Lucy I don't know about recommending it. Especially considering your comment about how different our tastes seem to be. I'm glad I read it, if that means anything. Aren't I helpful?:)


Annie I highly recommend his second book, Extremely Loud and Incredibly Close. It's much better and is less confusing/disturbing.


amy gretchen Lucy I started this a few weeks ago and just didn't have the patience for it so I stopped. I thought maybe it was my timing and I'd have to come back to it, but now I'm thinking there was a reason I stopped. I wondering if it's worth it...


Lucy Annie - I really liked Extremely Loud and Incredibly Close. I think it's better too.

Amy - I lacked patience in the beginning too. I took it to Denver with me and always found myself finding other things to do besides read (which, you know, is not the norm). I decided it was because Alex's use of English was so hard to read that I felt frustrated when reading, instead of relaxed. I think there are a few quotes that you might like, like "Brod's life was a slow realization that the world was not for her, and that for whatever reason, she would never be happy and honest at the same time. She felt as if she were brimming, always producing and hoarding more love inside her. But there was no release...

So she had to satisfy herself with the idea of love--loving the loving of things whose existence she didn't care at all about. Love itself became the object of her love. She loved herself in love, she loved loving love, as love loves loving, and was able, in that way, to reconcile herself with a world that fell so short of what she would have hoped for. It was not the world that was the great and saving lie, but her willingness to make it beautiful and fair, to live a once-removed life, in a world once-removed from the one in which everyone else seemed to exit."

and

"I love you also means I love you more than anyone loves you, or has loved you, or will love you, and also, I love you in a way that no one loves you, or has loved you, or will love you, and also, I love you in a way that I love no one else, and never have loved anyone else, and never will love anyone else. "

and

"One day you will do things for me that you hate. That is what it means to be family."

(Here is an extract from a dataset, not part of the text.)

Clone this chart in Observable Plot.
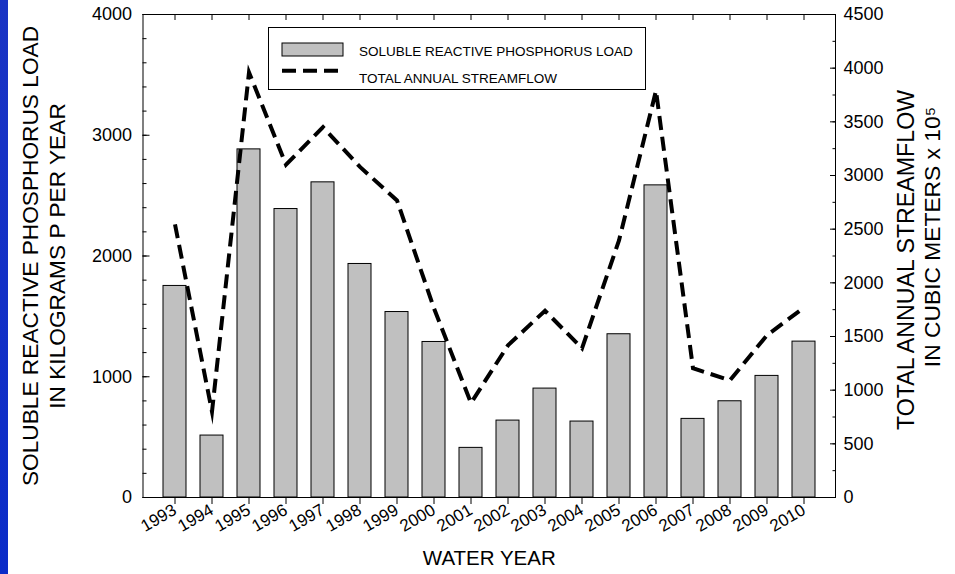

Foer has a gift with words. But even with his awesome words, the confusion stole away a great book. For me. But a great many people really liked this book. Famous people. People whose opinions probably matter more:)


amy gretchen Now see Lucy you are making it sound more appealing, love the quotes. Maybe I should give it another try... Yes, Foer does have a gift for words.


Lucy I thought you might enjoy those quotes. Perhaps you can just hold onto those and be satisfied. Save yourself the trouble???:)


Carson I’m surprised you rated this so high. I’m planning on burning the book for its abomination of literature.